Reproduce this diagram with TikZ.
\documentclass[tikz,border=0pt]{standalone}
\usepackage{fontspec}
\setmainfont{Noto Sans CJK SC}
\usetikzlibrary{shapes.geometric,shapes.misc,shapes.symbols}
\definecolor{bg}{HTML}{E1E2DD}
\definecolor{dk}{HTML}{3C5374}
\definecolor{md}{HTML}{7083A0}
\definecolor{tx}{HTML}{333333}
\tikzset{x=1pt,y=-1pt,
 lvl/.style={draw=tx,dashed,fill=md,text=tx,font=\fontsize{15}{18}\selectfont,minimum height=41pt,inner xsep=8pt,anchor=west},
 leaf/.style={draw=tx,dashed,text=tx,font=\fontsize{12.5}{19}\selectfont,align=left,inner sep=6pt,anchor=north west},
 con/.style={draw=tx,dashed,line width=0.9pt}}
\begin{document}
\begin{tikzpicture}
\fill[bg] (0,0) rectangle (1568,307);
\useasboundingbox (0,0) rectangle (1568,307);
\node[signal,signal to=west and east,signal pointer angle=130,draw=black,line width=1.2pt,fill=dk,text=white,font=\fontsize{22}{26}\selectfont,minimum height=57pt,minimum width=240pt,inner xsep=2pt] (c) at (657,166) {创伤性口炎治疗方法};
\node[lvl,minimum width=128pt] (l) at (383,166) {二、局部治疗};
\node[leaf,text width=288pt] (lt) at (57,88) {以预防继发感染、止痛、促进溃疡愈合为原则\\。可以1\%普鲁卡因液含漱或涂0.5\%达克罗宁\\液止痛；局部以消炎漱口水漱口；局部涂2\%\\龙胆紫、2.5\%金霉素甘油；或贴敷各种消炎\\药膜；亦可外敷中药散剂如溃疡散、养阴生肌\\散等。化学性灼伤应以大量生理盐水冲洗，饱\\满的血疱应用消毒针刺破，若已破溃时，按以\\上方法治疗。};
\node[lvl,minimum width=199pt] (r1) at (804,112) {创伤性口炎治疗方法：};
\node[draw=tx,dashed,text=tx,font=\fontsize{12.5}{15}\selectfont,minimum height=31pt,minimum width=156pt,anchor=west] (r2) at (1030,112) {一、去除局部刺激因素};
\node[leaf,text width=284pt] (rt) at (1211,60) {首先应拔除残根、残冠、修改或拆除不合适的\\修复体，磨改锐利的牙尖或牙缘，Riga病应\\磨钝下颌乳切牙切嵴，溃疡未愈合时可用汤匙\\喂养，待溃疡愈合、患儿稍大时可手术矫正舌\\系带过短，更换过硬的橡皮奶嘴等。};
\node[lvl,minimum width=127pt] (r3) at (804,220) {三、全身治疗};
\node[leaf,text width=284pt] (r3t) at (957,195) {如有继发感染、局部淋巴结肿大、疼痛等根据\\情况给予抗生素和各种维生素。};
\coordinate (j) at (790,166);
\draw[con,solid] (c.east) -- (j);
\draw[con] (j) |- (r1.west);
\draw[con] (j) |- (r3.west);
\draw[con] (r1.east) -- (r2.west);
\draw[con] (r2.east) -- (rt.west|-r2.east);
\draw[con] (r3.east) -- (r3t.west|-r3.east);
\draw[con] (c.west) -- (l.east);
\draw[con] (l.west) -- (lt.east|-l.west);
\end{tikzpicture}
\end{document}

◆ ◆ ◆ ◆ ◆

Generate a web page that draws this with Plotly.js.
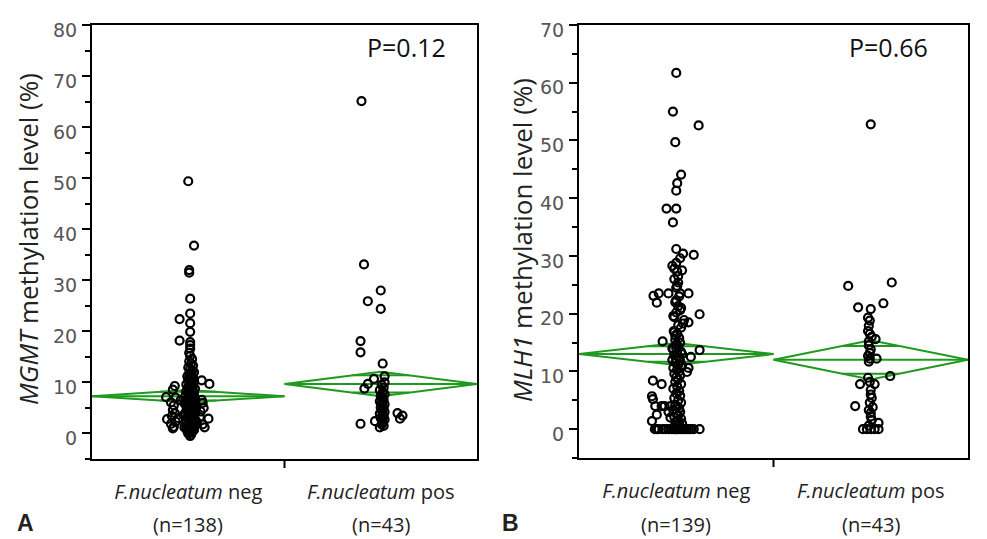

◆ ◆ ◆ ◆ ◆

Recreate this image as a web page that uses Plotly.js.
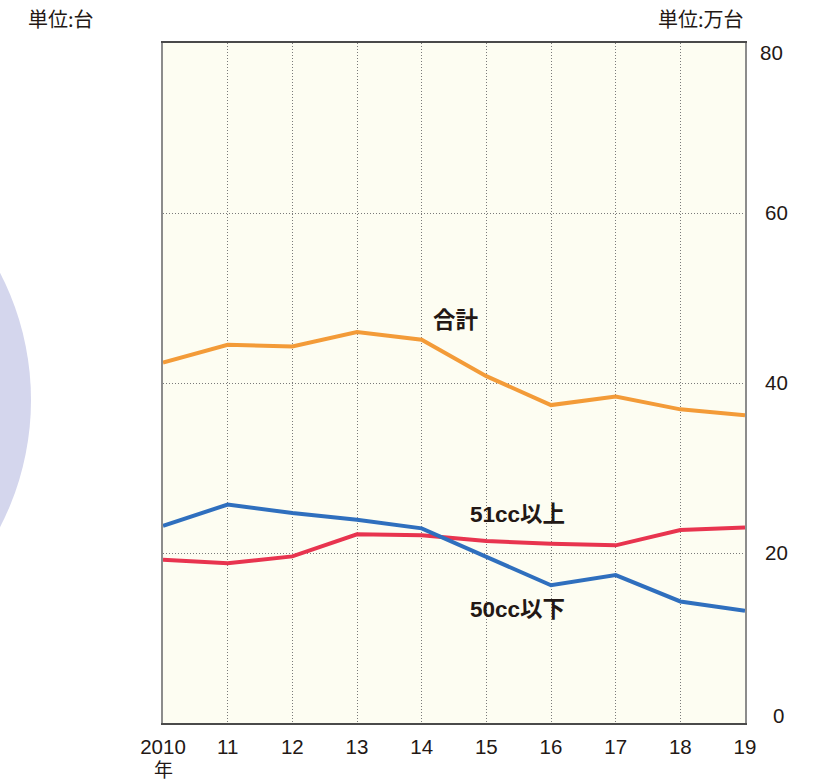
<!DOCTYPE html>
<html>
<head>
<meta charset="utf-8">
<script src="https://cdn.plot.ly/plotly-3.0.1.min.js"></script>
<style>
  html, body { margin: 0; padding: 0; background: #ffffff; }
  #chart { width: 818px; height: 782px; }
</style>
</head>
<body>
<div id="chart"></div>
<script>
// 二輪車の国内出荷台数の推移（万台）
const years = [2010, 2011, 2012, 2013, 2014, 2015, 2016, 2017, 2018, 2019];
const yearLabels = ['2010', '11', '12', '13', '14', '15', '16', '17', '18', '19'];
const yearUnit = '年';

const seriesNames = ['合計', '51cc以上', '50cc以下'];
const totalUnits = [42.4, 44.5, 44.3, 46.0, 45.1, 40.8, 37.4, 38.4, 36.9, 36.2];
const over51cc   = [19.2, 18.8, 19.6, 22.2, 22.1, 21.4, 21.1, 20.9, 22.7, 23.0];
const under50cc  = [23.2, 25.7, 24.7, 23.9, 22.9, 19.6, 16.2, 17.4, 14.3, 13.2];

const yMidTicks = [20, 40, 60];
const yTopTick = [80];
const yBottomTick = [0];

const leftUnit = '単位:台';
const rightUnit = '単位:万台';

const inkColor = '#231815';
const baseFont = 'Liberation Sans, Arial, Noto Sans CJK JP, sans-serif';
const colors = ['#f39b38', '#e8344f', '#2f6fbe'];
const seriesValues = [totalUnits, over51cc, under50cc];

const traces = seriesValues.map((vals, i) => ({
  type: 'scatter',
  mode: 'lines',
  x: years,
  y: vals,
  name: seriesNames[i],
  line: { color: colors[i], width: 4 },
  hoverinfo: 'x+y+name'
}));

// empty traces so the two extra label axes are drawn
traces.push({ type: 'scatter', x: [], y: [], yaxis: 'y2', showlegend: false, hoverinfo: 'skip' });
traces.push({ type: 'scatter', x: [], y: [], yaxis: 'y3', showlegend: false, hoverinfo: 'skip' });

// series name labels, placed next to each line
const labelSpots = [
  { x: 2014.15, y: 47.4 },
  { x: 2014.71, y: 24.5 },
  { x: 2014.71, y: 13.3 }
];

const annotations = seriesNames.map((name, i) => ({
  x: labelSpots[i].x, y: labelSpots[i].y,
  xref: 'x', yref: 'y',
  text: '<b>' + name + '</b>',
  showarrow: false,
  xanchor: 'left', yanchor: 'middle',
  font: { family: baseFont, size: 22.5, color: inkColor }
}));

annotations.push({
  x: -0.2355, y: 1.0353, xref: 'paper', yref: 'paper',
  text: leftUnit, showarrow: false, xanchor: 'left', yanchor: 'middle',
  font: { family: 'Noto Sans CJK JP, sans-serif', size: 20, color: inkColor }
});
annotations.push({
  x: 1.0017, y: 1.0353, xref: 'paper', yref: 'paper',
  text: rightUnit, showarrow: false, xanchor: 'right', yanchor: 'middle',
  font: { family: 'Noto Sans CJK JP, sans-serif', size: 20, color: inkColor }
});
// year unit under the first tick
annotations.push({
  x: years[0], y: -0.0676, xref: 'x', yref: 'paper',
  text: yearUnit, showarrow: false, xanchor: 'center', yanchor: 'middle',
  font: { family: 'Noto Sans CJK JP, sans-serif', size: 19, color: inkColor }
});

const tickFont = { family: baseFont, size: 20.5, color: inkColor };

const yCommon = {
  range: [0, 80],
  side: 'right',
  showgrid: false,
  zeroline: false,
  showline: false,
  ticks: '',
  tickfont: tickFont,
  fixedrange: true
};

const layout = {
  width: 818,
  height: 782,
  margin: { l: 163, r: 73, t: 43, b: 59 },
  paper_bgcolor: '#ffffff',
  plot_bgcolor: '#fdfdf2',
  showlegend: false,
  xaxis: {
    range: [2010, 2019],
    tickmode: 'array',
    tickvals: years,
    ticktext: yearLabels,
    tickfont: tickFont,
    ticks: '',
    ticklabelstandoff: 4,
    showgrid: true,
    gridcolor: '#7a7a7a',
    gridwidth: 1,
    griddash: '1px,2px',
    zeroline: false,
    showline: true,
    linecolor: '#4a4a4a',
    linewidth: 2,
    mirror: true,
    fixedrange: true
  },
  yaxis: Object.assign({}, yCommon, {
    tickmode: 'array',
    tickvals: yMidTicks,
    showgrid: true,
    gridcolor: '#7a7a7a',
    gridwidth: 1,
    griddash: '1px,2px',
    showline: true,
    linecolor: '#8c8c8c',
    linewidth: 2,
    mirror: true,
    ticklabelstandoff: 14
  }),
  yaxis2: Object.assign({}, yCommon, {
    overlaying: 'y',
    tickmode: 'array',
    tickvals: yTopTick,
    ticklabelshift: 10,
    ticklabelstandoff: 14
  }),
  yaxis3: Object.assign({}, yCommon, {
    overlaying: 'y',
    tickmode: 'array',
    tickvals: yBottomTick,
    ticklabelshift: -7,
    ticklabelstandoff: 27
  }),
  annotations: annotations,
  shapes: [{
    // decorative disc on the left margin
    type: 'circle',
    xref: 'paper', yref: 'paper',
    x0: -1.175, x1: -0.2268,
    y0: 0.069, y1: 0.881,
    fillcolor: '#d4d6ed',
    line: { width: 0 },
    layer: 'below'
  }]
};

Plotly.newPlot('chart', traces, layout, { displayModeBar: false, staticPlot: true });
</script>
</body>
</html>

◆ ◆ ◆ ◆ ◆

## GIVEN PROBLEM
Omit all pictures and repeat exactly the lines from the one containing "Recreate this image" through the one containing "const yearUnit = '年';", ends included, with nothing added.

## RESULT
Recreate this image as a web page that uses Plotly.js.
<!DOCTYPE html>
<html>
<head>
<meta charset="utf-8">
<script src="https://cdn.plot.ly/plotly-3.0.1.min.js"></script>
<style>
  html, body { margin: 0; padding: 0; background: #ffffff; }
  #chart { width: 818px; height: 782px; }
</style>
</head>
<body>
<div id="chart"></div>
<script>
// 二輪車の国内出荷台数の推移（万台）
const years = [2010, 2011, 2012, 2013, 2014, 2015, 2016, 2017, 2018, 2019];
const yearLabels = ['2010', '11', '12', '13', '14', '15', '16', '17', '18', '19'];
const yearUnit = '年';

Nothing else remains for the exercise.